The hate campaign against Michael Ben-Gad, Professor of Economics at City St George’s, University of London, and Sir Anthony Finkelstein, President of the institution, seemed to have subsided – but at the time of writing, a major new protest was underway outside the university. Earlier, Iranian and Turkish state television had rapidly posted professional-quality footage of the disruption of one of Michael’s lectures, including interviews with masked protestors from the group responsible, which calls itself “City Action for Palestine”.

It was ostensibly about Michael’s service in the IDF in the early 1980s – a near universal duty for Jewish Israelis. Michael, most of whose family was murdered in the Holocaust, was keen to enlist and remains proud of his service.

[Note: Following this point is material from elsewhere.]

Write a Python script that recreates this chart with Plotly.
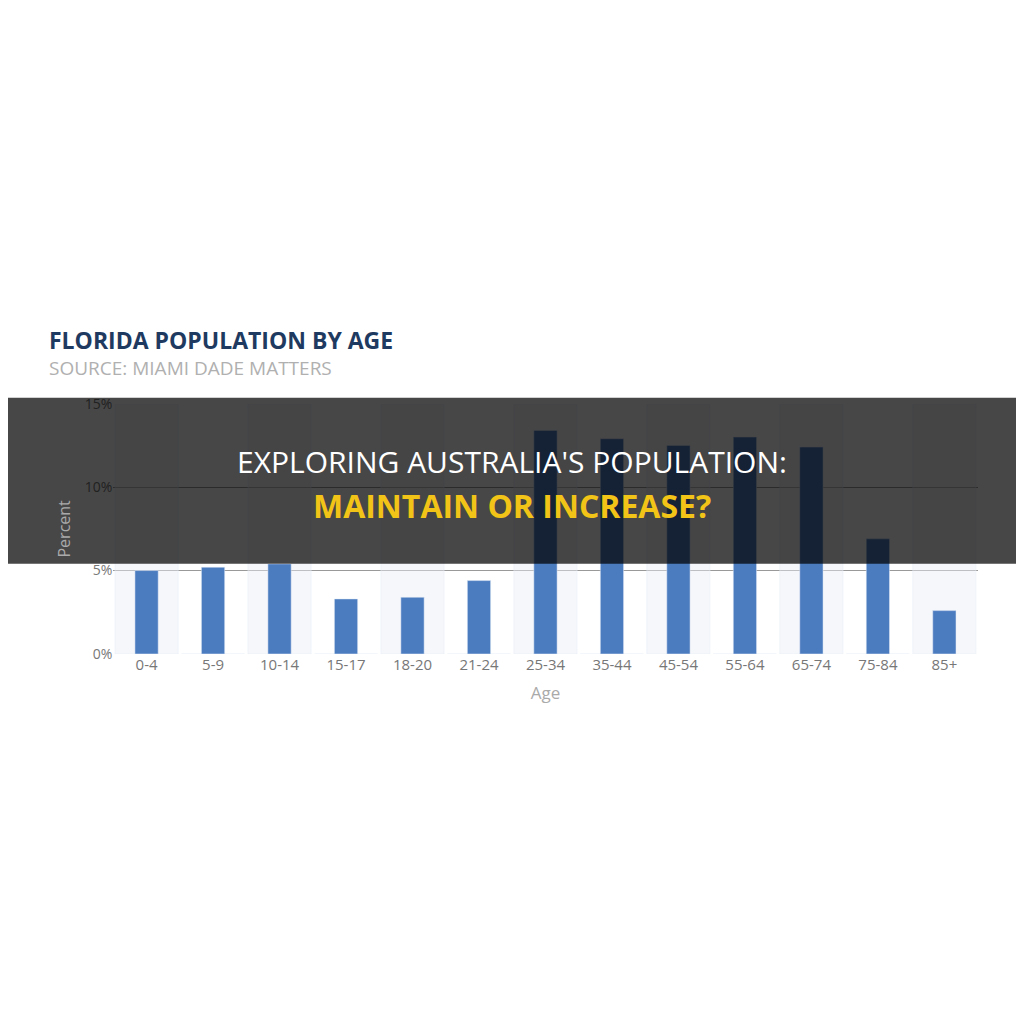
"""Florida population by age, with the banner overlay."""

import plotly.graph_objects as go

ages = ["0-4", "5-9", "10-14", "15-17", "18-20", "21-24", "25-34",
        "35-44", "45-54", "55-64", "65-74", "75-84", "85+"]
percent = [5.0, 5.2, 5.4, 3.3, 3.4, 4.4, 13.4, 12.9, 12.5, 13.0, 12.4, 6.9, 2.6]
band = [15 if i % 2 == 0 else 0 for i in range(len(ages))]

H = 1024


def py(pix):
    return 1 - pix / H


fig = go.Figure()
fig.add_trace(go.Bar(x=ages, y=band, marker_color="rgba(235,238,244,0.45)",
                     width=0.95, hoverinfo="skip"))
fig.add_trace(go.Bar(x=ages, y=percent, marker_color="#4c7cc0", width=0.35))

fig.update_layout(
    autosize=True, showlegend=False, barmode="overlay",
    paper_bgcolor="white", plot_bgcolor="white",
    margin=dict(l=0, r=0, t=0, b=0),
    font=dict(family="Open Sans", color="#888"),
    xaxis=dict(domain=[107 / 1024, 985 / 1024], showgrid=False, tickfont=dict(size=15, color="#777"),
               title=dict(text="Age", font=dict(size=17, color="#aaa"), standoff=14), ticks=""),
    yaxis=dict(domain=[py(648), py(393)], range=[0, 15], tickvals=[0, 5, 10, 15],
               ticktext=["0%", "5%", "10%", "15%"], gridcolor="#999", gridwidth=1,
               tickfont=dict(size=14, color="#777"), zeroline=False,
               title=dict(text="Percent", font=dict(size=16, color="#aaa"), standoff=10)),
)

fig.add_annotation(text="<b>FLORIDA POPULATION BY AGE</b>", x=40 / 1024, y=py(328),
                   xref="paper", yref="paper", xanchor="left", yanchor="middle",
                   showarrow=False, font=dict(size=23, color="#1f3a60", family="Open Sans"))
fig.add_annotation(text="SOURCE: MIAMI DADE MATTERS", x=40 / 1024, y=py(357),
                   xref="paper", yref="paper", xanchor="left", yanchor="middle",
                   showarrow=False, font=dict(size=19, color="#b0b0b0", family="Open Sans"))

# dark banner across the chart
fig.add_shape(type="rect", xref="paper", yref="paper", x0=0, x1=1, y0=py(556), y1=py(387),
              fillcolor="rgba(0,0,0,0.72)", line_width=0, layer="above")
fig.add_annotation(text="EXPLORING AUSTRALIA'S POPULATION:", x=0.5, y=py(452),
                   xref="paper", yref="paper", showarrow=False,
                   font=dict(size=30, color="white", family="Open Sans"))
fig.add_annotation(text="<b>MAINTAIN OR INCREASE?</b>", x=0.5, y=py(497),
                   xref="paper", yref="paper", showarrow=False,
                   font=dict(size=32, color="#f2c417", family="Open Sans"))

fig.write_html("out.html", default_width="100%", default_height="100vh")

The pretext for the campaign against him also extended to his studies at the Hebrew University of Jerusalem, his lecturing at the University of Haifa, and his work as an economist for the Bank of Israel.

For this, he was branded a terrorist and a war criminal and Finkelstein and the university were accused of complicity in occupation and genocide. Protestors demanded Michael’s immediate dismissal and an apology to Arab and Muslim students. Though offered paid leave, Michael refused to be intimidated and said he would continue to come to campus to deliver his lectures and perform his other duties. The campaign overlapped with attempts – backed astonishingly by the Feminist Society – to cancel a debate at the London School of Economics on Hamas’s sexual violence against Israeli civilians on October 7, 2023.

Michael is a close colleague and friend; we are co-convenors of the City St George’s branch of Academics for Academic Freedom (AFAF). The first Instagram posts of the campaign against him were drawn to my attention by AFAF director Dennis Hayes on Monday, October 13. Both Dennis and I immediately alerted Anthony, who at once offered full support to Michael from himself and the senior leadership team. He also contacted other Israeli academics at the university. This swift and resolute response, maintained throughout the crisis, is a model of how a university should act.